Congressman Bingham again articulated his recognition of the distinction between “citizens” and “natural born citizens” thusly: “I find no fault with the introductory clause, which is simply declaratory of what is written in the Constitution, that every human being born within the jurisdiction of the United States of parents not owing allegiance to any foreign sovereignty is, in the language of your Constitution itself, a natural-born citizen….” (Emphasis added) See Congressional Globe, House of Representatives, 39th Congress, 1st Session at p. 1291.
The significance of Mr. Bingham’s remarks in 1866 lies in his reference to the term “natural-born citizen” as being found “in the language of [the] Constitution itself….” (Emphasis added). Faithful P&E readers, take note: the only place in the Constitution where the term “natural-born Citizen” is found is Art. 2, § 1, Cl. 5, the presidential Eligibility Clause. The term appears nowhere else in that founding document. It is therefore abundantly clear that Mr. Bingham was referring to the term the Founders had included as the Eligibility Clause restricting the presidency exclusively to a “natural-born Citizen.”
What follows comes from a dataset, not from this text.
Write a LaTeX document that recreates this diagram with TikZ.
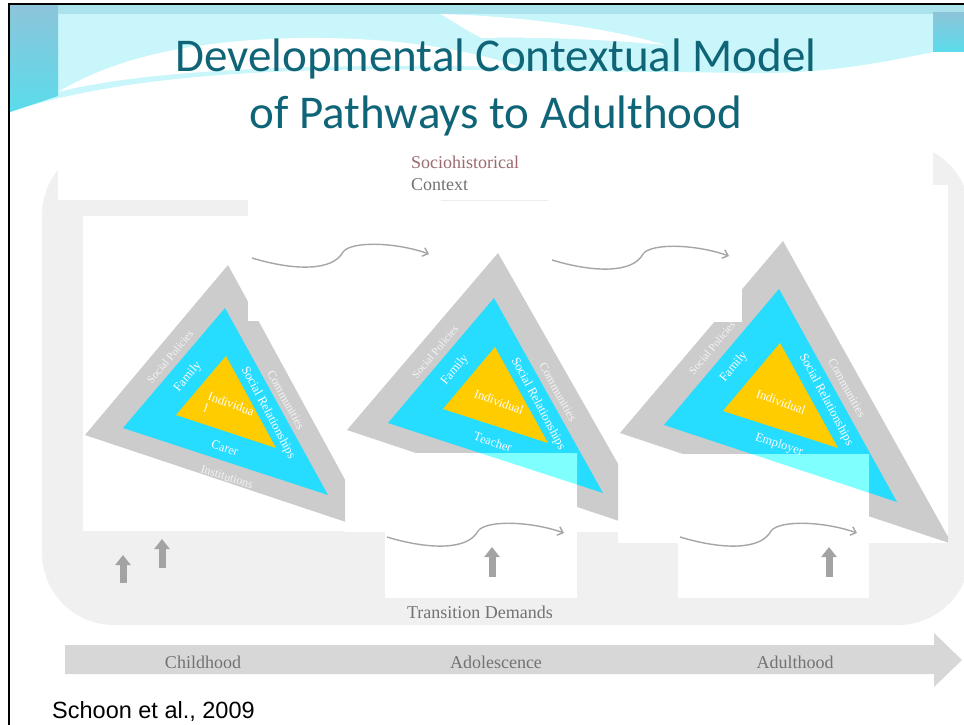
\documentclass[tikz,border=0pt]{standalone}
\usepackage{fontspec}
\setmainfont{Liberation Serif}
\newfontfamily\headfont{Carlito}
\newfontfamily\citefont{Liberation Sans}
\usetikzlibrary{arrows.meta}
\definecolor{bandgray}{HTML}{CCCCCC}
\definecolor{ringcyan}{HTML}{26DCFF}
\definecolor{coreyellow}{HTML}{FFCC00}
\definecolor{washcyan}{HTML}{80FFFF}
\definecolor{boardgray}{HTML}{F0F0F0}
\definecolor{headteal}{HTML}{0F6577}
\definecolor{linkgray}{HTML}{A6A6A6}
\definecolor{liftgray}{HTML}{A3A3A3}
\definecolor{stagegray}{HTML}{D7D7D7}
\definecolor{labelgray}{HTML}{727272}
\definecolor{sociored}{HTML}{9B6B6E}
\definecolor{skycyan}{HTML}{C8F6FA}
\definecolor{skytop}{HTML}{ABE3EC}
\definecolor{capblue}{HTML}{8CC4DA}
\definecolor{capcyan}{HTML}{5ADCEB}

\begin{document}
\begin{tikzpicture}[%
    x=1pt, y=-1pt,                          % one unit is one pixel of the slide
    >={Straight Barb[length=5pt,width=9pt]},
    every node/.style={inner sep=0pt}]
% -------------------------------------------------
% Fills, texts and connectors
\tikzset{
  outer/.style={fill=bandgray},
  ring/.style={fill=ringcyan},
  core/.style={fill=coreyellow},
  wash/.style={fill=washcyan},
  panel/.style={fill=white},
  headtxt/.style={text=headteal, font=\headfont\fontsize{47}{47}\selectfont, anchor=base},
  edgetxt/.style={text=white!96!black, font=\fontsize{11}{11}\selectfont},
  ringtxt/.style={text=white, font=\fontsize{12.5}{12.5}\selectfont},
  coretxt/.style={text=white, font=\fontsize{12.5}{13}\selectfont, align=left},
  stage/.style={text=labelgray, font=\fontsize{18}{18}\selectfont, anchor=base},
  link/.style={->, draw=linkgray, line width=1.4pt},
  lift/.style={draw=liftgray, line width=7pt, -{Triangle[length=10pt,width=15pt]}}
}
\useasboundingbox (0,0) rectangle (964,725);

% -------------------------------------------------
% Slide header band and frame
\fill[skycyan] (10,5) -- (964,5) -- (964,52) -- (933,52)
  .. controls (850,70) and (800,73) .. (760,73) -- (480,70)
  .. controls (300,67) and (130,72) .. (10,112) -- cycle;
\fill[skytop] (10,5) rectangle (964,14);
\shade[top color=capblue, bottom color=capcyan] (10,5) -- (58,5) -- (58,96) -- (10,112) -- cycle;
\shade[top color=capblue, bottom color=capcyan] (933,13) rectangle (964,52);
\fill[white] (58,92) .. controls (120,55) and (200,40) .. (300,38)
  .. controls (400,37) and (470,50) .. (520,67)
  .. controls (350,64) and (160,66) .. (58,92) -- cycle;
\fill[white] (440,14) .. controls (520,16) and (610,28) .. (665,45)
  .. controls (590,38) and (520,37) .. (482,38)
  .. controls (465,30) and (455,22) .. (440,14) -- cycle;
\draw[line width=2.5pt] (9,725) -- (9,4) -- (964,4);

\node[headtxt] (head1) at (496,72) {Developmental Contextual Model};
\node[headtxt] (head2) at (496,128) {of Pathways to Adulthood};

% -------------------------------------------------
% Grey board and the white picture panels on it
\fill[boardgray, rounded corners=72pt] (42,143) rectangle (970,625);
\fill[panel] (58,143) rectangle (933,200);
\fill[panel] (83,216) rectangle (345,531);
\fill[panel] (345,200) rectangle (618,532);
\fill[panel] (618,185) rectangle (948,543);
\draw[black!7] (441,200) -- (549,200);

\node[anchor=base west, text=sociored, font=\fontsize{18}{18}\selectfont] (soc) at (411,168) {Sociohistorical};
\node[anchor=base west, text=labelgray, font=\fontsize{18}{18}\selectfont] (ctx) at (411,190) {Context};

% -------------------------------------------------
% The three nested triangles, each cut by its panel
\begin{scope}
  \clip (83,216) rectangle (345,531);
  \fill[outer] (228,265) -- (85,435) -- (373,531) -- cycle;
  \fill[ring] (225,308) -- (123,428) -- (328,495) -- cycle;
  \fill[core] (226,356) -- (176,415) -- (276,448) -- cycle;
\end{scope}
\begin{scope}
  \clip (345,200) rectangle (618,532);
  \fill[outer] (498,253) -- (347,430) -- (658,534) -- cycle;
  \fill[ring] (494,298) -- (388,423) -- (603,493) -- cycle;
  \fill[core] (495,347) -- (443,409) -- (548,443) -- cycle;
\end{scope}
\begin{scope}
  \clip (618,185) rectangle (948,543);
  \fill[outer] (783,241) -- (620,433) -- (952,544) -- cycle;
  \fill[ring] (779,289) -- (664,425) -- (897,502) -- cycle;
  \fill[core] (780,343) -- (723,411) -- (838,448) -- cycle;
\end{scope}

% panels of the upper curved arrows lie over the triangles
\fill[panel] (248,200) rectangle (430,321);
\fill[panel] (548,200) rectangle (742,322);

% panels of the lower curved arrows wash out what lies below them
\fill[panel] (385,453) rectangle (577,598);
\begin{scope}
  \clip (385,453) rectangle (577,598);
  \fill[wash] (494,298) -- (388,423) -- (603,493) -- cycle;
\end{scope}
\fill[panel] (678,454) rectangle (869,598);
\begin{scope}
  \clip (678,454) rectangle (869,598);
  \fill[wash] (779,289) -- (664,425) -- (897,502) -- cycle;
\end{scope}

% -------------------------------------------------
% Childhood triangle
\node[edgetxt, rotate=50]  (pol1) at (170,357) {Social Policies};
\node[ringtxt, rotate=50]  (fam1) at (188,377) {Family};
\node[coretxt, rotate=-20] (ind1) at (229,410) {Individua\\l};
\node[ringtxt, rotate=-62] (rel1) at (268,413) {Social Relationships};
\node[edgetxt, rotate=-61, font=\fontsize{12}{12}\selectfont] (com1) at (286,400) {Communities};
\node[ringtxt, rotate=-18] (car1) at (225,448) {Carer};
\node[edgetxt, rotate=-18, font=\fontsize{12}{12}\selectfont] (ins1) at (227,477) {Institutions};

% Adolescence triangle
\node[edgetxt, rotate=50]  (pol2) at (435,352) {Social Policies};
\node[ringtxt, rotate=50]  (fam2) at (455,370) {Family};
\node[coretxt, rotate=-20] (ind2) at (499,402) {Individual};
\node[ringtxt, rotate=-62] (rel2) at (538,404) {Social Relationships};
\node[edgetxt, rotate=-61, font=\fontsize{12}{12}\selectfont] (com2) at (558,392) {Communities};
\node[ringtxt, rotate=-18] (tea2) at (493,442) {Teacher};

% Adulthood triangle
\node[edgetxt, rotate=50]  (pol3) at (712,348) {Social Policies};
\node[ringtxt, rotate=50]  (fam3) at (734,367) {Family};
\node[coretxt, rotate=-20] (ind3) at (781,402) {Individual};
\node[ringtxt, rotate=-62] (rel3) at (826,400) {Social Relationships};
\node[edgetxt, rotate=-61, font=\fontsize{12}{12}\selectfont] (com3) at (847,388) {Communities};
\node[ringtxt, rotate=-18] (emp3) at (779,445) {Employer};

% -------------------------------------------------
% Curved transition arrows
\coordinate (up1s) at (252,258);  \coordinate (up1e) at (429,254);
\coordinate (up2s) at (552,260);  \coordinate (up2e) at (729,256);
\coordinate (lo1s) at (387,537);  \coordinate (lo1e) at (564,533);
\coordinate (lo2s) at (680,537);  \coordinate (lo2e) at (857,533);
\draw[link] (up1s) .. controls (295,271) and (333,271) .. (343,252)
  .. controls (351,241) and (395,242) .. (up1e);
\draw[link] (up2s) .. controls (595,273) and (633,273) .. (643,254)
  .. controls (651,243) and (695,244) .. (up2e);
\draw[link] (lo1s) .. controls (430,550) and (468,550) .. (478,531)
  .. controls (486,520) and (530,521) .. (lo1e);
\draw[link] (lo2s) .. controls (723,550) and (761,550) .. (771,531)
  .. controls (779,520) and (823,521) .. (lo2e);

% Small upward arrows
\coordinate (lift1a) at (123,583); \coordinate (lift1b) at (123,555);
\coordinate (lift2a) at (162,568); \coordinate (lift2b) at (162,539);
\coordinate (lift3a) at (492,577); \coordinate (lift3b) at (492,547);
\coordinate (lift4a) at (829,577); \coordinate (lift4b) at (829,547);
\draw[lift] (lift1a) -- (lift1b);
\draw[lift] (lift2a) -- (lift2b);
\draw[lift] (lift3a) -- (lift3b);
\draw[lift] (lift4a) -- (lift4b);

\node[stage] (demand) at (480,618) {Transition Demands};

% -------------------------------------------------
% Life course arrow along the bottom
\fill[stagegray] (65,645) -- (934,645) -- (934,633) -- (962,660)
  -- (934,687) -- (934,674) -- (65,674) -- cycle;
\node[stage] (child) at (203,668) {Childhood};
\node[stage] (adol)  at (496,668) {Adolescence};
\node[stage] (adult) at (795,668) {Adulthood};

\node[anchor=base west, font=\citefont\fontsize{23.5}{23.5}\selectfont] (cite) at (52,718) {Schoon et al., 2009};
\end{tikzpicture}
\end{document}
The import and significance of Bingham’s words – as opposed to the ruminations of the CRS and former Solicitors General – are clear: he understood and acknowledged that, insofar as a proposed amendment to the Constitution guaranteeing the enforceable rights of citizenship to all persons born or naturalized in the United States was concerned, the subset of the society who were born here to “parents owing allegiance to no other sovereignty” were “natural born Citizens.” While others were “native-born” citizens, they were not natural born citizens, yet all would be covered by the terms of the proposed amendment.
Moreover, while the views of individual congressmen as to what a particular law – including constitutional amendments – means carries less weight in evaluating the history or intent of the law, the rule is different when the congressman expressing those views is the author and sponsor of the law. See, e.g., Federal Energy Administration v. Algonquin SNG, Inc. (statements by sponsors as to the intent of a proposed law deserve to be “accorded substantial weight in interpreting the law.”)
Accordingly, Senator Toomey’s letter provides no support for the proposition that a “citizen” who may be the product of naturalization via the 14th Amendment is the equivalent of a “natural born Citizen” for eligibility purposes. Thus, his conclusion that Kamala Devi Harris is eligible to serve as Vice-President is, respectfully, in error.
Finally, as a third (and, mercifully, last) point of this post, the recipient of the Toomey letter, Jeffrey Harrison, may wish to take Sen. Toomey up on his offer to contact him in the event that he needed additional assistance. The additional assistance needed: a request that Sen. Toomey read your humble servant’s post – including the embedded links – and respond to Mr. Harrison with an explanation of why, in the Senator’s view, KDH remains eligible to serve as Vice-President, and hopefully, without ipse dixit reasoning.